Photo/Illutration The renovated Rest House of Hiroshima Peace Memorial Park in Hiroshima’s Naka Ward on June 30 (Koichi Ueda)

HIROSHIMA--A prewar landmark that has undergone extensive restoration now offers a glimpse of Hiroshima's cityscape prior to the atomic bombing in 1945 that nearly leveled the city and claimed tens of thousands of lives.

The reinforced concrete building with three floors and a basement, now called the Rest House, is situated in a corner of the Hiroshima Peace Memorial Park.

Located just 170 meters from ground zero, the building sustained considerable damage in the atomic bombing. With its graceful arch-shaped ground-floor windows, it now stands just as proudly as it did when the building was completed 91 years ago.

Mayor Kazumi Matsui was among local dignitaries who attended a completion ceremony on June 30 to celebrate the reopening of the landmark on July 1.

The Rest House is now used as a rest facility for visitors to the Peace Memorial Park. The city government, which owns the building, spent more than 900 million yen ($8.37 million) on the renovation work that began in December 2018.

The structure was originally built to house the Taishoya kimono shop in 1929, and was forced to close in 1943 due to a wartime textile control ordinance.

At the time of the bombing, the building served as an office by the Hiroshima prefectural fuel distribution association. The structure narrowly retained its original form. The basement remained intact, but the rest of the building was severely damaged by fire.

The city government acquired the building in 1957 and remodeled it into the Rest House in 1982. Of the 86 structures registered by the city as having survived the bombing, it is the second closest to ground zero after the skeletal-shaped Atomic Bomb Dome that symbolizes the city's destruction.

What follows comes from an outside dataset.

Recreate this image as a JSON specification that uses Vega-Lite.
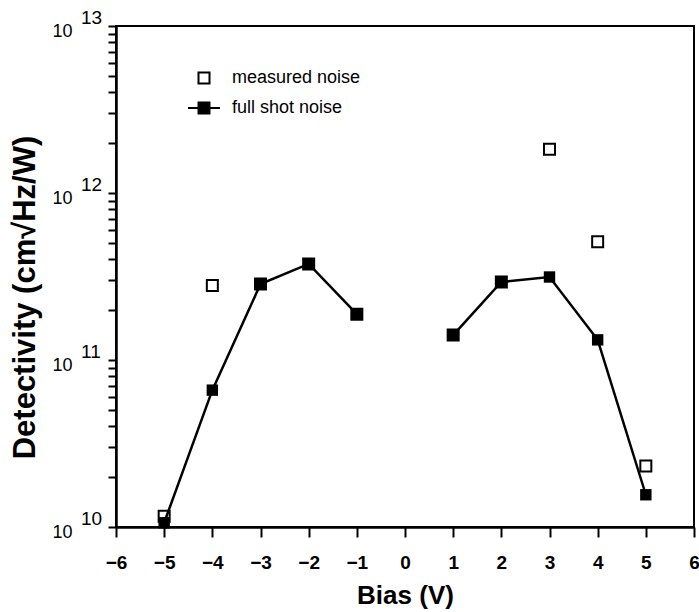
{
  "$schema": "https://vega.github.io/schema/vega-lite/v6.json",
  "width": 578,
  "height": 501,
  "autosize": {"type": "none"},
  "padding": {"left": 116, "top": 26, "right": 5, "bottom": 85},
  "background": "white",
  "config": {
    "font": "Liberation Sans",
    "view": {"stroke": "black", "strokeWidth": 2},
    "axis": {"grid": false, "domainColor": "black", "domainWidth": 2.5, "tickColor": "black", "tickWidth": 2, "labelColor": "black", "titleColor": "black"}
  },
  "datasets": {
    "points": [
      {"bias": -5, "value": 1.16e10, "series": "measured noise", "segment": "neg"},
      {"bias": -4, "value": 2.79e11, "series": "measured noise", "segment": "neg"},
      {"bias": -3, "value": 2.85e11, "series": "measured noise", "segment": "neg"},
      {"bias": -2, "value": 3.76e11, "series": "measured noise", "segment": "neg"},
      {"bias": -1, "value": 1.88e11, "series": "measured noise", "segment": "neg"},
      {"bias": 1, "value": 1.41e11, "series": "measured noise", "segment": "pos"},
      {"bias": 2, "value": 2.93e11, "series": "measured noise", "segment": "pos"},
      {"bias": 3, "value": 1.83e12, "series": "measured noise", "segment": "pos"},
      {"bias": 4, "value": 5.1e11, "series": "measured noise", "segment": "pos"},
      {"bias": 5, "value": 2.32e10, "series": "measured noise", "segment": "pos"},
      {"bias": -5, "value": 1.06e10, "series": "full shot noise", "segment": "neg"},
      {"bias": -4, "value": 6.6e10, "series": "full shot noise", "segment": "neg"},
      {"bias": -3, "value": 2.85e11, "series": "full shot noise", "segment": "neg"},
      {"bias": -2, "value": 3.76e11, "series": "full shot noise", "segment": "neg"},
      {"bias": -1, "value": 1.88e11, "series": "full shot noise", "segment": "neg"},
      {"bias": 1, "value": 1.41e11, "series": "full shot noise", "segment": "pos"},
      {"bias": 2, "value": 2.93e11, "series": "full shot noise", "segment": "pos"},
      {"bias": 3, "value": 3.14e11, "series": "full shot noise", "segment": "pos"},
      {"bias": 4, "value": 1.32e11, "series": "full shot noise", "segment": "pos"},
      {"bias": 5, "value": 1.56e10, "series": "full shot noise", "segment": "pos"}
    ],
    "decades": [
      {"value": 1e10, "exponent": "10"},
      {"value": 1e11, "exponent": "11"},
      {"value": 1e12, "exponent": "12"},
      {"value": 1e13, "exponent": "13"}
    ]
  },
  "layer": [
    {
      "data": {"name": "points"},
      "transform": [{"filter": "datum.series == 'measured noise'"}],
      "mark": {"type": "point", "filled": true, "size": 400, "strokeWidth": 2, "opacity": 1},
      "encoding": {
        "x": {
          "field": "bias", "type": "quantitative",
          "scale": {"domain": [-6, 6], "nice": false, "zero": false},
          "axis": {
            "title": "Bias (V)", "values": [-6,-5,-4,-3,-2,-1,0,1,2,3,4,5,6],
            "labelFontSize": 19, "labelFontWeight": "bold", "labelFlush": false, "labelPadding": 16, "tickSize": 10,
            "titleFontSize": 26, "titleFontWeight": "bold", "titlePadding": 10
          }
        },
        "y": {
          "field": "value", "type": "quantitative",
          "scale": {"type": "log", "domain": [1e10, 1e13], "nice": false},
          "axis": {
            "title": "Detectivity (cm√Hz/W)",
            "values": [1e10,2e10,3e10,4e10,5e10,6e10,7e10,8e10,9e10,1e11,2e11,3e11,4e11,5e11,6e11,7e11,8e11,9e11,1e12,2e12,3e12,4e12,5e12,6e12,7e12,8e12,9e12,1e13],
            "labelExpr": "datum.value == 1e13 || datum.value == 1e12 || datum.value == 1e11 || datum.value == 1e10 ? '10' : ''",
            "labelOverlap": false, "labelFlush": false, "labelFontSize": 18, "labelPadding": 36, "labelOffset": 5,
            "tickSize": 8,
            "titleFontSize": 31, "titleFontWeight": "bold", "titleAngle": -90, "titleX": -82, "titleY": 271, "titleAlign": "center", "titleBaseline": "alphabetic"
          }
        },
        "shape": {
          "field": "series", "type": "nominal",
          "scale": {"domain": ["measured noise", "full shot noise"], "range": ["M-0.55,-0.55H0.55V0.55H-0.55Z", "M-1.6,0H-0.55M0.55,0H1.6M-0.55,-0.55H0.55V0.55H-0.55Z"]},
          "legend": {"title": null, "orient": "none", "legendX": 77, "legendY": 41, "symbolSize": 400, "symbolStrokeWidth": 2, "labelFontSize": 18, "labelOffset": 17, "rowPadding": 9, "padding": 0, "labelColor": "black"}
        },
        "fill": {
          "field": "series", "type": "nominal",
          "scale": {"domain": ["measured noise", "full shot noise"], "range": ["white", "black"]},
          "legend": {"title": null, "orient": "none", "legendX": 77, "legendY": 41, "symbolSize": 400, "symbolStrokeWidth": 2, "labelFontSize": 18, "labelOffset": 17, "rowPadding": 9, "padding": 0, "labelColor": "black"}
        },
        "stroke": {
          "field": "series", "type": "nominal",
          "scale": {"domain": ["measured noise", "full shot noise"], "range": ["black", "black"]},
          "legend": {"title": null, "orient": "none", "legendX": 77, "legendY": 41, "symbolSize": 400, "symbolStrokeWidth": 2, "labelFontSize": 18, "labelOffset": 17, "rowPadding": 9, "padding": 0, "labelColor": "black"}
        }
      }
    },
    {
      "data": {"name": "points"},
      "transform": [{"filter": "datum.series == 'full shot noise'"}],
      "mark": {"type": "line", "color": "black", "strokeWidth": 2.5, "point": {"filled": true, "shape": "square", "size": 130, "color": "black"}},
      "encoding": {
        "x": {"field": "bias", "type": "quantitative"},
        "y": {"field": "value", "type": "quantitative"},
        "detail": {"field": "segment", "type": "nominal"}
      }
    },
    {
      "data": {"name": "decades"},
      "mark": {"type": "text", "align": "left", "baseline": "alphabetic", "dx": -35, "dy": -2, "fontSize": 19, "fill": "black", "clip": false},
      "encoding": {
        "x": {"datum": -6, "type": "quantitative"},
        "y": {"field": "value", "type": "quantitative"},
        "text": {"field": "exponent", "type": "nominal"}
      }
    }
  ]
}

The renovation work was painstakingly carried out to recreate streetlamps on the outer walls, decorative fittings near the windows on the top floor and other original exterior details. Beams, pillars and other structural elements were retained wherever possible.

The ceiling of the first floor that was charred by the explosion, as well as a section of roof on the third floor that caved in from the blast and other parts of the building, were left as is. Visitors can view the damage through acrylic panels.

A cafe was added to the second floor to serve light refreshments, along with a piano that survived the blast. It was played by Akiko Kawamoto, who was 19 years old when she was killed in the bombing.

The former Nakajima district, which is now included in the area surrounding the memorial park, was one of the city's most prosperous downtown areas until the atomic bomb detonated on Aug. 6, 1945. The bustling district was packed with businesses, including Taishoya.

The kimono shop was depicted in the anime film "In This Corner of the World," which follows the daily life of a girl named Suzu in wartime Kure, the site of a major naval base in Hiroshima Prefecture that came under heavy attack in World War II. The building appears in one scene when a young Suzu walks in the Nakajima district.

On a sunny morning 75 years ago, the atomic bomb detonated over the city about 170 meters northeast of the building.

An exhibition area on the third floor showcases the historical background of the district and the everyday lives of the people who lived there.

"We want it to be a building that can illustrate the realities of the atomic bombing and offers an opportunity for visitors to share in the hope for peace," said Tadashi Nakata, section chief in charge of promoting hospitality at the city's tourism policy department.

Thirty-seven people were inside the building when the atomic bomb exploded.

Eizo Nomura, an employee of the prefectural fuel distribution association who was in the basement, was the sole survivor. He died in 1982 at age 84.

Set up in the basement of the renovated Rest House is an exhibition space featuring a display of Nomura's notes, drawings of scenes in the aftermath of the atomic bombing and other items. Visitors can safely access the space by elevator.

According to his notes, he was going down to the basement to pick up documents after a morning meeting when he heard a massive sound and scrambled to reach ground level.